▶ _Code that draws figures_:
+ + + + + + +

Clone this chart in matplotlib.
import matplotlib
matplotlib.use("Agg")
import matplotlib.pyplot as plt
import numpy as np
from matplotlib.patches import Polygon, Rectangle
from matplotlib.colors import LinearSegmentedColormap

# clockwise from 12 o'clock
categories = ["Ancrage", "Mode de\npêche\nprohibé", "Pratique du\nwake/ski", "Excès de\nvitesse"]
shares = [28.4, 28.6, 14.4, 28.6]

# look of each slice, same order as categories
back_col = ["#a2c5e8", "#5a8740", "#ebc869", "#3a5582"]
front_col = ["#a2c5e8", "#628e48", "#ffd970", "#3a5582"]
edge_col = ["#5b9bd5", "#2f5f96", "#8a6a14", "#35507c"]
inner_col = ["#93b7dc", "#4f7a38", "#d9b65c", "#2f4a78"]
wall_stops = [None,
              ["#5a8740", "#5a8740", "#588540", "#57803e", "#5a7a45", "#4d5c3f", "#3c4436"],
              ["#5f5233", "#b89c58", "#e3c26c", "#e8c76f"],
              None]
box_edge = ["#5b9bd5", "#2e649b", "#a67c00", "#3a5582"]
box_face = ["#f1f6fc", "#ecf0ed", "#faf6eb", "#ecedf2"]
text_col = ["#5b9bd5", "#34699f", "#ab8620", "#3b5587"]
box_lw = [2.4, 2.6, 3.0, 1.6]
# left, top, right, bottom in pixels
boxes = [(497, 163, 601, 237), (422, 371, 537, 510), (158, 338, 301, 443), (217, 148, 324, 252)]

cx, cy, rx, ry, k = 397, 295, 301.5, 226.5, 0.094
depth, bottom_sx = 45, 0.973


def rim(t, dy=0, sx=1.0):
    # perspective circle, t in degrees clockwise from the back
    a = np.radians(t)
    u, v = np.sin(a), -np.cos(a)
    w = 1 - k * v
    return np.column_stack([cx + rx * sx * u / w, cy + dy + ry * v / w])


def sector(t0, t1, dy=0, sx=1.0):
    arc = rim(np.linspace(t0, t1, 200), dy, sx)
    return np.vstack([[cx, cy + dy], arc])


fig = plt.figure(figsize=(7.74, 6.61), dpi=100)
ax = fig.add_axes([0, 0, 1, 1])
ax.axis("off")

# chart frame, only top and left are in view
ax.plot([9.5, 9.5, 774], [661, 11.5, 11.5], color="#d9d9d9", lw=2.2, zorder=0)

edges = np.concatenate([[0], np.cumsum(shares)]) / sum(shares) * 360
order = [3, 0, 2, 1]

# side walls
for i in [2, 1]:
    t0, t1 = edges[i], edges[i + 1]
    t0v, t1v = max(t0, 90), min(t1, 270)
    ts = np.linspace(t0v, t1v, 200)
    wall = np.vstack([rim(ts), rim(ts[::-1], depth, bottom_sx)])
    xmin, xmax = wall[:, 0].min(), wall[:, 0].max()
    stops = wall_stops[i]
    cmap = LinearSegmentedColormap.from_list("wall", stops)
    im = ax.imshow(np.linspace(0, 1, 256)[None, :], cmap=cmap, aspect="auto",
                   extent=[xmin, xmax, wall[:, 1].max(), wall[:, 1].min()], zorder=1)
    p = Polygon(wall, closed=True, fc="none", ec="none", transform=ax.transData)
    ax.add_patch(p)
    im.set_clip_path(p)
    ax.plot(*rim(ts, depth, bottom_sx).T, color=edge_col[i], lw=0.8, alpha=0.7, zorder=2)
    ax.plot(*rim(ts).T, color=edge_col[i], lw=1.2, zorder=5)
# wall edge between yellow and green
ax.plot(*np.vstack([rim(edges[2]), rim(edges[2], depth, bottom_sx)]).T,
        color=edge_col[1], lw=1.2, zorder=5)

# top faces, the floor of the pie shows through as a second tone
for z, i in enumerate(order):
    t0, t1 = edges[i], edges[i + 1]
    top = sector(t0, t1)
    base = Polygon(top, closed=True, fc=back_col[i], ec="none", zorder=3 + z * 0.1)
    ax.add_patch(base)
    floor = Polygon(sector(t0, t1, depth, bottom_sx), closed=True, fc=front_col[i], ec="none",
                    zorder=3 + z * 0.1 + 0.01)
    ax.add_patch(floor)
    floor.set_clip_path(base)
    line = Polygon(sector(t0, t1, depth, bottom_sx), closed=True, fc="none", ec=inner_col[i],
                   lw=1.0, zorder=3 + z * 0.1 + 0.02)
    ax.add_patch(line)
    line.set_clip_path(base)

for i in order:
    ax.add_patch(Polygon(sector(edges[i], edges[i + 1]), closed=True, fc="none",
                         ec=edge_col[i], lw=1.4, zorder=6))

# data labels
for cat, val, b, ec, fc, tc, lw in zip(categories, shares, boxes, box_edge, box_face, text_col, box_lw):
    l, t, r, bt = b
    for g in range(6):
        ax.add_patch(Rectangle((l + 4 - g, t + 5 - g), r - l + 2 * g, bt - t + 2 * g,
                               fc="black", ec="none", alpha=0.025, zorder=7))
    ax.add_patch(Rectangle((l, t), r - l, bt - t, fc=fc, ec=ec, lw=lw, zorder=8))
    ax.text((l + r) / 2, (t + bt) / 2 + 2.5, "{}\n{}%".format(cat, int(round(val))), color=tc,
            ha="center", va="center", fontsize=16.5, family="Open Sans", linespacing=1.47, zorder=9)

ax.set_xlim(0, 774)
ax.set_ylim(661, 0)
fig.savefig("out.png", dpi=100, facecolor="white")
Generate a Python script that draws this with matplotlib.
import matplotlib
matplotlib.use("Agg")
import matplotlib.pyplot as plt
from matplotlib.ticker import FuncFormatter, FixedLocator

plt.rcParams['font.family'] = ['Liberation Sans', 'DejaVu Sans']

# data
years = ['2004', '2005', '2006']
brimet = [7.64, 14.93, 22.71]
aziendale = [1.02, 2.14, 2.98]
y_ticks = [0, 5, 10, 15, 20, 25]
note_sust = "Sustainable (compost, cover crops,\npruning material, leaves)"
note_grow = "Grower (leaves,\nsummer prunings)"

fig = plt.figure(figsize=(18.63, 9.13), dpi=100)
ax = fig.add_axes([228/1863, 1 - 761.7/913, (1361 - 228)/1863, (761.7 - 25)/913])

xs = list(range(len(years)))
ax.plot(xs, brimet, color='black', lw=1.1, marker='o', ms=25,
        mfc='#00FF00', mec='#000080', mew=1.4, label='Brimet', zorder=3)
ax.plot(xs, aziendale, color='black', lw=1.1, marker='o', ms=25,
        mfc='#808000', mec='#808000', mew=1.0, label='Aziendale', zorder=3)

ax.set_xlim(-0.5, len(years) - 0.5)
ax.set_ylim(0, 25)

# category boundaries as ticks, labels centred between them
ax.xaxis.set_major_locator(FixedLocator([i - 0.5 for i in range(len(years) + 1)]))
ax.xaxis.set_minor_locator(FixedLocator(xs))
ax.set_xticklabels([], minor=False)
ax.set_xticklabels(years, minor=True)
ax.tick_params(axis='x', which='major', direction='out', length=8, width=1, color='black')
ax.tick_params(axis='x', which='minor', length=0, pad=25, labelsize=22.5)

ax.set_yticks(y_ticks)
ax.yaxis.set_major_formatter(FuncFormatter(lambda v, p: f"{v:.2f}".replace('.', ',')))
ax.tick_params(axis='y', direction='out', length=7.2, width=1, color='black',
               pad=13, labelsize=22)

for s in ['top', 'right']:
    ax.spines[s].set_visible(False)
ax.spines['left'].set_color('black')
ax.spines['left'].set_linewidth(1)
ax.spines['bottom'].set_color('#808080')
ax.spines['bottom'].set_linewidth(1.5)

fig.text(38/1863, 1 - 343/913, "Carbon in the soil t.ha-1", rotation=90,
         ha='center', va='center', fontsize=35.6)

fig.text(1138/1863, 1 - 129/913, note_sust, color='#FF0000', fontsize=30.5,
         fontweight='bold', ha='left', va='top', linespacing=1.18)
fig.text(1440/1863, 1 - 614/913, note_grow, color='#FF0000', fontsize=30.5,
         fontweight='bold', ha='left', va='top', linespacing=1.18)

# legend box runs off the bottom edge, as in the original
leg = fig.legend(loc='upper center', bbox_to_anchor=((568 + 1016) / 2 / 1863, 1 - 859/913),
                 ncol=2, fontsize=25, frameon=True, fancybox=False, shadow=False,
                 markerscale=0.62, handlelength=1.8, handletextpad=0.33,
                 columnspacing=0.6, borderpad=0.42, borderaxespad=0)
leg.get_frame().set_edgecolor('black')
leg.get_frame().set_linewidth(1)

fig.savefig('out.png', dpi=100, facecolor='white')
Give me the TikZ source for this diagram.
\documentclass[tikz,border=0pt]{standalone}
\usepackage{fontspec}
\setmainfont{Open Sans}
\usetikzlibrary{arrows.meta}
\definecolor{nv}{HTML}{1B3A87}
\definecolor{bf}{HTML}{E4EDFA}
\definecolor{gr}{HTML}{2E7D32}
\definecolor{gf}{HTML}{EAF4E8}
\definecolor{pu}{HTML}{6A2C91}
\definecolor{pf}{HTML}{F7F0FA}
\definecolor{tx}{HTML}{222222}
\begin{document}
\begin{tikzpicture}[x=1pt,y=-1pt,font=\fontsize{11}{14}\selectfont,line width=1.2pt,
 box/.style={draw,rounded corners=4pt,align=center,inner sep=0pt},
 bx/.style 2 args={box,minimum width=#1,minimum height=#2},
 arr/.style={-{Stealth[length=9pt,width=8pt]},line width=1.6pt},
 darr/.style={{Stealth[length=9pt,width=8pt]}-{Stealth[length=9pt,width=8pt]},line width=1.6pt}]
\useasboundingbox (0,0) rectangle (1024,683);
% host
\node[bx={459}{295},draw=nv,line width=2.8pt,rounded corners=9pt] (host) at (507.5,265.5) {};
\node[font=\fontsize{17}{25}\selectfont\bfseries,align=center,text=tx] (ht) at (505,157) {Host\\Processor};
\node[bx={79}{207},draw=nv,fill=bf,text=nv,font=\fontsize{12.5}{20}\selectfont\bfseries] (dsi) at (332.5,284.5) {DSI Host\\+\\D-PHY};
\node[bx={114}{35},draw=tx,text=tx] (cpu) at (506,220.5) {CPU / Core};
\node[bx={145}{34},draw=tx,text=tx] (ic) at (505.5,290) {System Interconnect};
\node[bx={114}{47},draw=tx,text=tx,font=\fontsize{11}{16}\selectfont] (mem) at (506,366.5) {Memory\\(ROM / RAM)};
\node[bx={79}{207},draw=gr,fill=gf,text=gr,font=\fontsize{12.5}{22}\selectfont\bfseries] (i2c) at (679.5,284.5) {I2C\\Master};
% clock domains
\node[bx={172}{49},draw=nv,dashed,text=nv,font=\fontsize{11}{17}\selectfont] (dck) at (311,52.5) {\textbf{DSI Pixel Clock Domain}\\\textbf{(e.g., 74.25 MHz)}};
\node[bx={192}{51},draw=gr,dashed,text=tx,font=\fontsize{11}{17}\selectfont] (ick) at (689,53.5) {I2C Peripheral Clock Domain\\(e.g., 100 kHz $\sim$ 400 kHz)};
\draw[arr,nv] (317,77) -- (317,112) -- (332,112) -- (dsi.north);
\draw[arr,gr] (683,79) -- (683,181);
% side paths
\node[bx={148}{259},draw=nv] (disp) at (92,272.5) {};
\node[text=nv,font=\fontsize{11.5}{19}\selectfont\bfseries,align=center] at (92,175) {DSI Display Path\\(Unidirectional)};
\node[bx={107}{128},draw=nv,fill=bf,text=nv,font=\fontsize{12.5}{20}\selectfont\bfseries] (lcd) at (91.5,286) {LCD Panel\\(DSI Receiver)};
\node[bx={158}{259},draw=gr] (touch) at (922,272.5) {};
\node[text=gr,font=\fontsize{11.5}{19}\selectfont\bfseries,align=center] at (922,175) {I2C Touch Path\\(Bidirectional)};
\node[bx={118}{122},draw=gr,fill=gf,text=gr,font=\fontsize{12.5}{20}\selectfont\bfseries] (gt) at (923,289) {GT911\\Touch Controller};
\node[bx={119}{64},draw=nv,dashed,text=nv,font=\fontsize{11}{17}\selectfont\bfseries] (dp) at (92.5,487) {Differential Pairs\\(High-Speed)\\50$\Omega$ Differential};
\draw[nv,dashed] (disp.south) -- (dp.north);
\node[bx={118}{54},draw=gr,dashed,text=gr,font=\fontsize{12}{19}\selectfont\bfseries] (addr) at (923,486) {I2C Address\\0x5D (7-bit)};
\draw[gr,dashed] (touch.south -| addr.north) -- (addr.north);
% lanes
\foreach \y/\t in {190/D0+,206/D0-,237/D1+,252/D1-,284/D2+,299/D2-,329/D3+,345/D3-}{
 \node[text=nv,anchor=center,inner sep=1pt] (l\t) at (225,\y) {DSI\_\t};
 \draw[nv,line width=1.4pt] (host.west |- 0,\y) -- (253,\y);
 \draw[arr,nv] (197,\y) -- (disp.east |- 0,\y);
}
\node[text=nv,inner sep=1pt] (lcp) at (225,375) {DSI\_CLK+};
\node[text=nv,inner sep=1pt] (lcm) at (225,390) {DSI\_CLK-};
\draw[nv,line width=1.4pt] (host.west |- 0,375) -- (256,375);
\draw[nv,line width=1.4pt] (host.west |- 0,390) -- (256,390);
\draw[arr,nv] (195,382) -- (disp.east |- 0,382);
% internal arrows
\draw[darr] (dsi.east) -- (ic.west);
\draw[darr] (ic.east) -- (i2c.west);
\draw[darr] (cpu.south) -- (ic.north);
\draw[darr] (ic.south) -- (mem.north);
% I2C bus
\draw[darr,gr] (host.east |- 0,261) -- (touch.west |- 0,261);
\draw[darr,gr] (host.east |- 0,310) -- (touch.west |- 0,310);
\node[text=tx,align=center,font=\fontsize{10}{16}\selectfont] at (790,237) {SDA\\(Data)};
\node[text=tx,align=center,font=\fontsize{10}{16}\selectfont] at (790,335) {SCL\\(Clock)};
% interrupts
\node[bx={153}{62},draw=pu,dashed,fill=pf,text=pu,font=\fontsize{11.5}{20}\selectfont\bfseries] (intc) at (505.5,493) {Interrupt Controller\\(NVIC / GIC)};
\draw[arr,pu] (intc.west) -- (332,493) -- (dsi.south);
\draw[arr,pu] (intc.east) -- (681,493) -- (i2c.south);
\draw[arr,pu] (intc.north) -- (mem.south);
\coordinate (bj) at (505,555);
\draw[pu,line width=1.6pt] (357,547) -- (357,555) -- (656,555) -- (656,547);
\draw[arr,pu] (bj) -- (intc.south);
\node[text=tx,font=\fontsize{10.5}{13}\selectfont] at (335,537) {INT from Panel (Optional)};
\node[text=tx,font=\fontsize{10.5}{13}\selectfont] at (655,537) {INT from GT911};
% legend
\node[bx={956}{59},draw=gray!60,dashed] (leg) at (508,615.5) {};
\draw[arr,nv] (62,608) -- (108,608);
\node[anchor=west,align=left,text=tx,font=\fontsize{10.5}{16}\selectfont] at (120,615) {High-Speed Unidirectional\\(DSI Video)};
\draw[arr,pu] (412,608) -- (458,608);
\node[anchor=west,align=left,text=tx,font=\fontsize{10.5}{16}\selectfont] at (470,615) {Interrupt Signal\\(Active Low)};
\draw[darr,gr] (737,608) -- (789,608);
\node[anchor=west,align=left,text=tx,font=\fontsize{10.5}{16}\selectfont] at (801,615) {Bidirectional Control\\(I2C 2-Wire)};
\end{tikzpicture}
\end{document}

+ + + + + + +

▶ _PROBLEM DETAILS_:
Write out, exactly and with nothing else, the lines of the listing above from its first line through the line with "shares = [28.4, 28.6, 14.4, 28.6]".

▶ _WORKED ANSWER_:
Clone this chart in matplotlib.
import matplotlib
matplotlib.use("Agg")
import matplotlib.pyplot as plt
import numpy as np
from matplotlib.patches import Polygon, Rectangle
from matplotlib.colors import LinearSegmentedColormap

# clockwise from 12 o'clock
categories = ["Ancrage", "Mode de\npêche\nprohibé", "Pratique du\nwake/ski", "Excès de\nvitesse"]
shares = [28.4, 28.6, 14.4, 28.6]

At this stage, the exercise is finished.